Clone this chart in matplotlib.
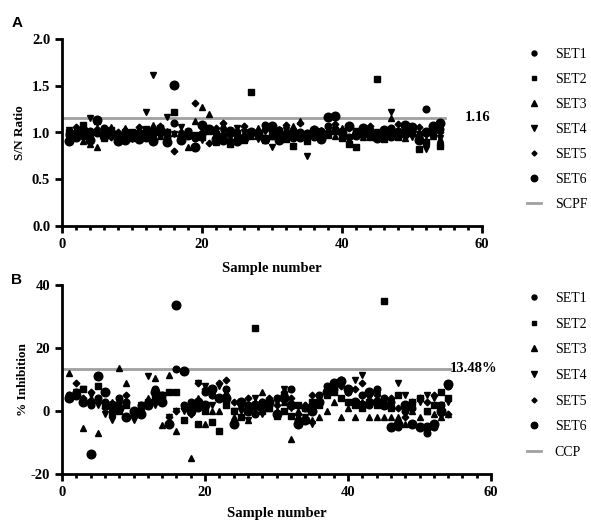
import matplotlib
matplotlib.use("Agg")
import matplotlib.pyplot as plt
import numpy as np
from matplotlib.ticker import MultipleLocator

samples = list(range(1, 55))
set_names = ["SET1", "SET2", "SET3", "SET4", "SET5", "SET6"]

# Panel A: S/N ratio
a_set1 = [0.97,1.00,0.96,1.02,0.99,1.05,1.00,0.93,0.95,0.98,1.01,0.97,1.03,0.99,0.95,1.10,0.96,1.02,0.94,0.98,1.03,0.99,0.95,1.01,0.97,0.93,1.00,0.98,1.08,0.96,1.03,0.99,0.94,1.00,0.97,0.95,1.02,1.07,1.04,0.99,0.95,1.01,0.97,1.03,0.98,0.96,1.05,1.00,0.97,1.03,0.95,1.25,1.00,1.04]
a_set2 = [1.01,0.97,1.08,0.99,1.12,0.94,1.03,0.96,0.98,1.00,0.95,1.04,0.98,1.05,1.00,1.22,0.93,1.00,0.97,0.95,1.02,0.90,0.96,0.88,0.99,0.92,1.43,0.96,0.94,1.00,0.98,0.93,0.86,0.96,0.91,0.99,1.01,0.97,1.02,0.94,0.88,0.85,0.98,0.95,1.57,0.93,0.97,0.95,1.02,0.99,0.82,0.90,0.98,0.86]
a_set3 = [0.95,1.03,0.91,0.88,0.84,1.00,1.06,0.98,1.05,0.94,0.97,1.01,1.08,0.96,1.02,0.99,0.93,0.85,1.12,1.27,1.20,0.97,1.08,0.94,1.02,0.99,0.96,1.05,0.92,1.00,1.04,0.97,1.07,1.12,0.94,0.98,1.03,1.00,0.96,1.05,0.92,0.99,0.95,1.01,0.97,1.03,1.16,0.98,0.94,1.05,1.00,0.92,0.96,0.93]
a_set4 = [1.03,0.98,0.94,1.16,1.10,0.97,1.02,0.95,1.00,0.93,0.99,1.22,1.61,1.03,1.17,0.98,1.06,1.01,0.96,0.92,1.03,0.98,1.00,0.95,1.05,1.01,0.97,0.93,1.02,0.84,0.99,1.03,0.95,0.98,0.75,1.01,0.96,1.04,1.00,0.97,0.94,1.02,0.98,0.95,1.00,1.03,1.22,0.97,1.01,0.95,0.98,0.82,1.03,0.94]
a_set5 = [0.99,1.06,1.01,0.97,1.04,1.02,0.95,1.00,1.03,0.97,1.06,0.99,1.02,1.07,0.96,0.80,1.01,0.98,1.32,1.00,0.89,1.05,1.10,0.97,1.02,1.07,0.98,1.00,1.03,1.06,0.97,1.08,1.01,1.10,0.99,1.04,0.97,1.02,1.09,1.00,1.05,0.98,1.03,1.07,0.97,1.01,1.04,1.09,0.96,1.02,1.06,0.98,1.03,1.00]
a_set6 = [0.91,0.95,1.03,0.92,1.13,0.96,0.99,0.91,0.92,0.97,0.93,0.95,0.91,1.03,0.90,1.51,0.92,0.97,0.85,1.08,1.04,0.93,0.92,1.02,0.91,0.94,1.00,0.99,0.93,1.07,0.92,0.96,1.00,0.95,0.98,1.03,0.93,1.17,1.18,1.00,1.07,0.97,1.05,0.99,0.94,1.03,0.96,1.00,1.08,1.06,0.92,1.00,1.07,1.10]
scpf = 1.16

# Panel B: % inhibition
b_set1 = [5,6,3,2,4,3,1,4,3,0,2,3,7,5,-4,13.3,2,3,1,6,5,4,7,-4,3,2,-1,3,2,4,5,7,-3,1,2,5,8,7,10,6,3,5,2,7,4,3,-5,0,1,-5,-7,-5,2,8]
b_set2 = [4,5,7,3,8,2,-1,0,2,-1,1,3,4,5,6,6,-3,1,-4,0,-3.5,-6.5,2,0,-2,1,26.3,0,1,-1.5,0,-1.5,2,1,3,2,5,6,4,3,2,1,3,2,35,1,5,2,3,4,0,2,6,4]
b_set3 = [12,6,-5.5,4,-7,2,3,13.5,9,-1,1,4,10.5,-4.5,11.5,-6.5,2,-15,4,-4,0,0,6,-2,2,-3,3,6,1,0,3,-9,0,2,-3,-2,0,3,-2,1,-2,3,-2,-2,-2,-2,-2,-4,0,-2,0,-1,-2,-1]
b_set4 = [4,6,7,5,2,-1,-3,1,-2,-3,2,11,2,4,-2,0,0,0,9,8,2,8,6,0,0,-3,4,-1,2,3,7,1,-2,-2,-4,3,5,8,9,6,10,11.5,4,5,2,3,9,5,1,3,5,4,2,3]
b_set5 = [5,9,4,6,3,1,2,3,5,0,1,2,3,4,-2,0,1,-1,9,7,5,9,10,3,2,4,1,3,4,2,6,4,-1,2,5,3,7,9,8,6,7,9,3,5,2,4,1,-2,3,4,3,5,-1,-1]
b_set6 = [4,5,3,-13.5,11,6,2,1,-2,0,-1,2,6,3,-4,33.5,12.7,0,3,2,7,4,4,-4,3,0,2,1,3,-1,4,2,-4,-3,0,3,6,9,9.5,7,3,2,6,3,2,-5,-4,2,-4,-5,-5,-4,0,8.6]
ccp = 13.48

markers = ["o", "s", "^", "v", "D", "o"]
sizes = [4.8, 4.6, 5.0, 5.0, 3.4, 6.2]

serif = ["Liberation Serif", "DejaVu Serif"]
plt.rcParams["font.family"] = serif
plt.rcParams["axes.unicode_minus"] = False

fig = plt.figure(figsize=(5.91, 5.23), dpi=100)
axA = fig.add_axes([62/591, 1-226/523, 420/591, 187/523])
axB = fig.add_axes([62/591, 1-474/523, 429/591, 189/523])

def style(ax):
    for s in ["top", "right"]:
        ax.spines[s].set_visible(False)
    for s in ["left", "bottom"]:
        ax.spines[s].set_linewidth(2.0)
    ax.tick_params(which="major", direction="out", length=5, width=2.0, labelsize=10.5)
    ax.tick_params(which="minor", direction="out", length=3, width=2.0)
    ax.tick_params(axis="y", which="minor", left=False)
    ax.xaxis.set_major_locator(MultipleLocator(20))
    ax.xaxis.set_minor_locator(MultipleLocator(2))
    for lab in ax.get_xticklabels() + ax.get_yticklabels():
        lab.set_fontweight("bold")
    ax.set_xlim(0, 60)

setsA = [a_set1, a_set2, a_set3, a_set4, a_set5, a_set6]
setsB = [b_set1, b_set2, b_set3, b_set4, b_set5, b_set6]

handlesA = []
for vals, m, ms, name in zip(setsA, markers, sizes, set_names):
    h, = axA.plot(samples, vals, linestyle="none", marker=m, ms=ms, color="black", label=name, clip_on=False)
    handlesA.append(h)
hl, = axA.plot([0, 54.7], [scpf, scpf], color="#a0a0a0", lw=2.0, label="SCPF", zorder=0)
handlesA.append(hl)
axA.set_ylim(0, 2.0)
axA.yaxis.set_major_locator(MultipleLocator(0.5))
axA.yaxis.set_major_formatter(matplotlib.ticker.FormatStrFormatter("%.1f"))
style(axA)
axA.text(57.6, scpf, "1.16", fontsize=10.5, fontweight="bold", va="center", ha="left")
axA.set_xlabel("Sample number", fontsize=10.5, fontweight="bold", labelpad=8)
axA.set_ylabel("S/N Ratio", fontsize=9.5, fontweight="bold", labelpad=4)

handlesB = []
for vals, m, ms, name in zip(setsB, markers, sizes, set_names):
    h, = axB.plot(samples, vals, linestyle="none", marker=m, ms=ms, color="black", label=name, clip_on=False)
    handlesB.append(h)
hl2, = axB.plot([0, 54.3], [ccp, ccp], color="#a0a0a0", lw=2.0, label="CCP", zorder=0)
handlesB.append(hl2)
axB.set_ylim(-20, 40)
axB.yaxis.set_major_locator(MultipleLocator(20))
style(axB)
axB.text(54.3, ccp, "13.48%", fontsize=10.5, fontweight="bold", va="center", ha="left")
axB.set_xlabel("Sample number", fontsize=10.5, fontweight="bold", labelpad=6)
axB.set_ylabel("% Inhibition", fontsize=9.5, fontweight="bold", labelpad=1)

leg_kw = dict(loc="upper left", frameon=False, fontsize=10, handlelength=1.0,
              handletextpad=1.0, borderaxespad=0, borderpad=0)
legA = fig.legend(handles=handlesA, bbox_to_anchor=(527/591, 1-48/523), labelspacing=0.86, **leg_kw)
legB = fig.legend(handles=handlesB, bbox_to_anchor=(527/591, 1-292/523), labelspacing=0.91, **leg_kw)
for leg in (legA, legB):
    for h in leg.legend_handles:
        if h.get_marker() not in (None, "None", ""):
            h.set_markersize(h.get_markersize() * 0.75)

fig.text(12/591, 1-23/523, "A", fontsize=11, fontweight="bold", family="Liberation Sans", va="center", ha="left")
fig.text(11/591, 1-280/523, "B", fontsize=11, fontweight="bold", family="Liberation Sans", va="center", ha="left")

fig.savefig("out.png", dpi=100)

——————————

Short task:
Read the data above. Pull out each line in which the string "matplotlib" appears.

Answer to the problem:
Clone this chart in matplotlib.
import matplotlib
matplotlib.use("Agg")
import matplotlib.pyplot as plt
from matplotlib.ticker import MultipleLocator
axA.yaxis.set_major_formatter(matplotlib.ticker.FormatStrFormatter("%.1f"))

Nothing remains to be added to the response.